Q: The second half especially, you really started to come around. What adjustments did you make at the midway point of the season?

A: Adjustment-wise … I spent a lot of time in the cages with (Tennessee hitting coach) Tom Beyers, working on doing different drills and different things. I think that really paid off and I just tried to have fun and let the game come to me a little bit. I knew that I have all the tools and that I just need to be myself and let everything take care of itself. Once I did that, I think my numbers spoke for themselves.

Q: Can you talk about some of the specifics you worked on with Tom Beyers?

A: We would do different drills. The main thing was just staying simple.

Q: You have that rare combination of power and speed, and you batted all over the lineup this year, including some games at leadoff. With your power, do you see yourself more in the heart of the order?

A: Honestly, I think I can hit wherever. I'm really comfortable hitting in the middle of the lineup. I've hit at the bottom of the lineup and I've hit leadoff. I think it's been good for me that I've been able to hit at all parts of the lineup. Wherever I'm hitting, I feel like I can do what's necessary for that position. Either way, I just want to be in the lineup and try to produce for the team.

Q: You also had another good year on the bases. You stole 30 bases and were caught stealing just three times. With you, is it more about your actual speed, or just knowing when to pick your counts to run in, or both?

A: I think it's definitely both. It's a good combination. Last off-season, I worked real hard doing speed training and agility work. And also during the year, I paid close attention to how fast the pitchers are to the plate, the catcher's arm, what are good counts to steal in, and if the pitcher is getting into a good rhythm. There are a lot of guys that are fast, but they're not the best base-stealers because they're not smart and they don't know certain times to run. I think I combine the two (speed and knowledge of the situation) really well.

Q: Can you talk about the League Championship Series in Jacksonville when your team fell just short of the Southern League title for the second year in a row?

A: It's hard because the guys who were there last year, we lost in the championship to Jacksonville once again. Of course it's hard losing but at the same time, we can look back and know that we had one of the best records in all of minor league baseball.

Q: You played all three outfield positions this year. In 2009, it seemed you were being geared for centerfield full time. Is center still your favorite of the three outfield positions, and is it still your preference going forward?

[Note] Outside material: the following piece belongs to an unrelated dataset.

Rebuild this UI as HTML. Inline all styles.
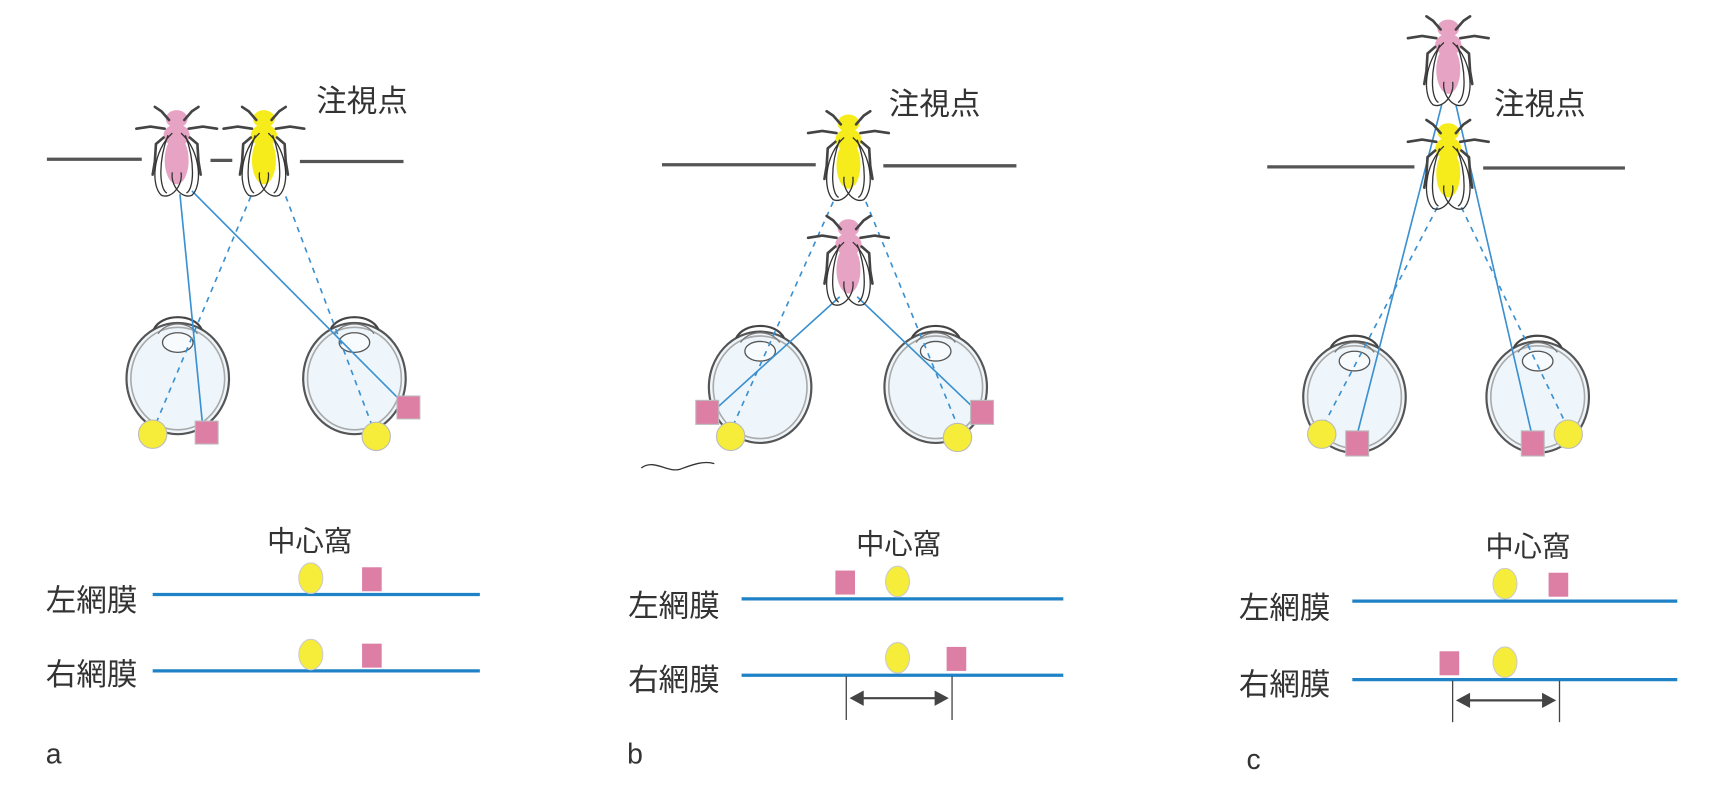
<!DOCTYPE html>
<html><head><meta charset="utf-8"><style>
html,body{margin:0;padding:0;background:#fff;}
svg{display:block;}
text{font-family:"Liberation Sans","Noto Sans CJK JP",sans-serif;fill:#333;}
</style></head><body>
<svg width="1710" height="792" viewBox="0 0 1568 726" preserveAspectRatio="none" xmlns="http://www.w3.org/2000/svg">
<defs>
<g id="flyframe">
  <g stroke="#444" stroke-width="2.4" fill="none" stroke-linecap="round">
    <path d="M-7,-28 L-14,-36 L-20,-40"/><path d="M7,-28 L14,-36 L20,-40"/>
    <path d="M-11,-20 L-24,-22 L-37,-20"/><path d="M11,-20 L24,-22 L37,-20"/>
    <path d="M-12,-12 L-19,-6 L-20,10 L-22,22"/><path d="M12,-12 L19,-6 L20,10 L22,22"/>
  </g>
  <g stroke="#333" stroke-width="1.2" fill="none">
    <path d="M-4,-16 C-22,0 -24,32 -14,41 C-5,45 6,32 4,20"/>
    <path d="M4,-16 C22,0 24,32 14,41 C5,45 -6,32 -4,20"/>
    <path d="M-8,-14 C-17,10 -16,35 -9,39"/>
    <path d="M8,-14 C17,10 16,35 9,39"/>
  </g>
</g>
<g id="eye">
  <ellipse cx="0" cy="0" rx="47" ry="51" fill="#eef6fb" stroke="#555" stroke-width="2"/>
  <ellipse cx="0" cy="0" rx="43" ry="47" fill="none" stroke="#aaa" stroke-width="1.5"/>
  <path d="M-22,-45 C-15,-60 15,-60 22,-45" fill="none" stroke="#444" stroke-width="2"/>
  <path d="M-18,-41 C-10,-53 10,-53 18,-41" fill="none" stroke="#777" stroke-width="1.2"/>
  <ellipse cx="0" cy="-33" rx="14" ry="9" fill="#f8fbfd" stroke="#555" stroke-width="1.2"/>
</g>
<g id="pinkbody"><ellipse cx="0" cy="-29" rx="10" ry="8" fill="#e7a3c3"/><ellipse cx="0" cy="-14" rx="12" ry="10" fill="#e7a3c3"/><ellipse cx="0" cy="9" rx="11" ry="22" fill="#e7a3c3"/></g>
<g id="yellowbody"><ellipse cx="0" cy="-29" rx="10" ry="8" fill="#f6ec1c"/><ellipse cx="0" cy="-14" rx="12" ry="10" fill="#f6ec1c"/><ellipse cx="0" cy="9" rx="11" ry="22" fill="#f6ec1c"/></g>
</defs>

<!-- Panel a -->
<g stroke="#555" stroke-width="3">
<line x1="43" y1="146" x2="130" y2="146"/><line x1="193" y1="147" x2="213" y2="147"/><line x1="275" y1="148" x2="370" y2="148"/>
</g>
<use href="#eye" x="163" y="347"/>
<use href="#eye" x="325" y="347"/>
<g stroke="#3a90d0" stroke-width="1.5" fill="none">
<line x1="165" y1="178" x2="186" y2="392"/>
<line x1="176" y1="175" x2="372" y2="372"/>
<line x1="230" y1="180" x2="141" y2="393" stroke-dasharray="5,5"/>
<line x1="262" y1="180" x2="343" y2="395" stroke-dasharray="5,5"/>
</g>
<g transform="translate(162,138)"><use href="#pinkbody"/><use href="#flyframe"/></g>
<g transform="translate(242,138)"><use href="#yellowbody"/><use href="#flyframe"/></g>
<g stroke="#bbb" stroke-width="1">
<circle cx="140" cy="398" r="13" fill="#f6ec3a"/><rect x="179" y="386" width="21" height="21" fill="#dd7ea5"/>
<circle cx="345" cy="400" r="13" fill="#f6ec3a"/><rect x="364" y="363" width="21" height="21" fill="#dd7ea5"/>
</g>
<text x="290" y="102" font-size="28">注視点</text>
<text x="245" y="505" font-size="26">中心窩</text>
<text x="42" y="560" font-size="28">左網膜</text>
<text x="42" y="628" font-size="28">右網膜</text>
<line x1="140" y1="545" x2="440" y2="545" stroke="#1f82c6" stroke-width="3"/>
<line x1="140" y1="615" x2="440" y2="615" stroke="#1f82c6" stroke-width="3"/>
<ellipse cx="285" cy="530" rx="11" ry="14" fill="#f6ec3a" stroke="#ccc"/><rect x="332" y="520" width="18" height="22" fill="#dd7ea5"/>
<ellipse cx="285" cy="600" rx="11" ry="14" fill="#f6ec3a" stroke="#ccc"/><rect x="332" y="590" width="18" height="22" fill="#dd7ea5"/>
<text x="42" y="700" font-size="26">a</text>

<!-- Panel b -->
<g stroke="#555" stroke-width="3"><line x1="607" y1="151" x2="748" y2="151"/><line x1="810" y1="152" x2="932" y2="152"/></g>
<use href="#eye" x="697" y="355"/>
<use href="#eye" x="858" y="355"/>
<g stroke="#3a90d0" stroke-width="1.5" fill="none">
<line x1="770" y1="272" x2="655" y2="376"/>
<line x1="786" y1="272" x2="895" y2="376"/>
<line x1="764" y1="185" x2="670" y2="395" stroke-dasharray="5,5"/>
<line x1="794" y1="185" x2="880" y2="395" stroke-dasharray="5,5"/>
</g>
<g transform="translate(778,142)"><use href="#yellowbody"/><use href="#flyframe"/></g>
<g transform="translate(778,238)"><use href="#pinkbody"/><use href="#flyframe"/></g>
<g stroke="#bbb" stroke-width="1">
<rect x="638" y="367" width="21" height="22" fill="#dd7ea5"/><circle cx="670" cy="400" r="13" fill="#f6ec3a"/>
<rect x="890" y="367" width="21" height="22" fill="#dd7ea5"/><circle cx="878" cy="401" r="13" fill="#f6ec3a"/>
</g>
<path d="M588,429 C600,420 612,434 624,430 C635,426 645,422 655,425" stroke="#333" stroke-width="1.2" fill="none"/>
<text x="815" y="105" font-size="28">注視点</text>
<text x="785" y="508" font-size="26">中心窩</text>
<text x="576" y="565" font-size="28">左網膜</text>
<text x="576" y="633" font-size="28">右網膜</text>
<line x1="680" y1="549" x2="975" y2="549" stroke="#1f82c6" stroke-width="3"/>
<line x1="680" y1="619" x2="975" y2="619" stroke="#1f82c6" stroke-width="3"/>
<rect x="766" y="523" width="18" height="22" fill="#dd7ea5"/><ellipse cx="823" cy="533" rx="11" ry="14" fill="#f6ec3a" stroke="#ccc"/>
<ellipse cx="823" cy="603" rx="11" ry="14" fill="#f6ec3a" stroke="#ccc"/><rect x="868" y="593" width="18" height="22" fill="#dd7ea5"/>
<g stroke="#444" stroke-width="1.2"><line x1="776" y1="620" x2="776" y2="660"/><line x1="873" y1="620" x2="873" y2="660"/></g>
<line x1="790" y1="640" x2="860" y2="640" stroke="#444" stroke-width="2"/>
<path d="M779,640 L792,633 L792,647Z M870,640 L857,633 L857,647Z" fill="#444"/>
<text x="575" y="700" font-size="26">b</text>

<!-- Panel c -->
<g stroke="#555" stroke-width="3"><line x1="1162" y1="153" x2="1297" y2="153"/><line x1="1360" y1="154" x2="1490" y2="154"/></g>
<use href="#eye" x="1242" y="364"/>
<use href="#eye" x="1410" y="364"/>
<g stroke="#3a90d0" stroke-width="1.5" fill="none">
<line x1="1322" y1="96" x2="1244" y2="400"/>
<line x1="1335" y1="96" x2="1405" y2="400"/>
<line x1="1318" y1="190" x2="1212" y2="393" stroke-dasharray="5,5"/>
<line x1="1340" y1="190" x2="1438" y2="393" stroke-dasharray="5,5"/>
</g>
<g transform="translate(1328,55)"><use href="#pinkbody"/><use href="#flyframe"/></g>
<g transform="translate(1328,150)"><use href="#yellowbody"/><use href="#flyframe"/></g>
<g stroke="#bbb" stroke-width="1">
<circle cx="1212" cy="398" r="13" fill="#f6ec3a"/><rect x="1234" y="395" width="21" height="23" fill="#dd7ea5"/>
<rect x="1395" y="395" width="21" height="23" fill="#dd7ea5"/><circle cx="1438" cy="398" r="13" fill="#f6ec3a"/>
</g>
<text x="1370" y="105" font-size="28">注視点</text>
<text x="1362" y="510" font-size="26">中心窩</text>
<text x="1136" y="567" font-size="28">左網膜</text>
<text x="1136" y="637" font-size="28">右網膜</text>
<line x1="1240" y1="551" x2="1538" y2="551" stroke="#1f82c6" stroke-width="3"/>
<line x1="1240" y1="623" x2="1538" y2="623" stroke="#1f82c6" stroke-width="3"/>
<ellipse cx="1380" cy="535" rx="11" ry="14" fill="#f6ec3a" stroke="#ccc"/><rect x="1420" y="525" width="18" height="22" fill="#dd7ea5"/>
<rect x="1320" y="597" width="18" height="22" fill="#dd7ea5"/><ellipse cx="1380" cy="607" rx="11" ry="14" fill="#f6ec3a" stroke="#ccc"/>
<g stroke="#444" stroke-width="1.2"><line x1="1332" y1="624" x2="1332" y2="662"/><line x1="1430" y1="624" x2="1430" y2="662"/></g>
<line x1="1346" y1="642" x2="1416" y2="642" stroke="#444" stroke-width="2"/>
<path d="M1335,642 L1348,635 L1348,649Z M1427,642 L1414,635 L1414,649Z" fill="#444"/>
<text x="1143" y="705" font-size="26">c</text>
</svg>
</body></html>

A: For sure. If I had a choice, I would play centerfield all the time. But we had a team with Tony Campana and Brett Jackson, so it was like we were all centerfielders. I think it's just good that I can play all three outfield positions. Wherever they want me to play, I'm more than happy to, but deep down I love centerfield just because you get to run all over the place and are kind of the general out there.

Q: Talk about going to Venezuela later this week to play winter ball. What do you know about the culture there, and what areas of your game are you looking to improve?

A: To answer your first question, I don't really know much about the area I'm going. It's a good thing that Buddy Bailey is the manager and that Marquez Smith is going down, so I'll know a couple of people there. To answer the second part, there's really no one aspect I'm trying to improve; it's really just my all-around skill set. Every aspect of the game, try to (improve) because I still can get a lot better. The more reps and experience I get, the more it will only benefit me in the long run.

Q: What was the best part about going to Chicago and being recognized by the Cubs at Wrigley Field as Player of the Year?

A: It was awesome. I'd been there a couple of times. When I was with Peoria, we went there and I went there when I was first drafted. Every time I go there, it's just an experience to be at that stadium. It was an honor to be invited there, but I don't want to just be ‘invited' any more; I want to be called up there for good.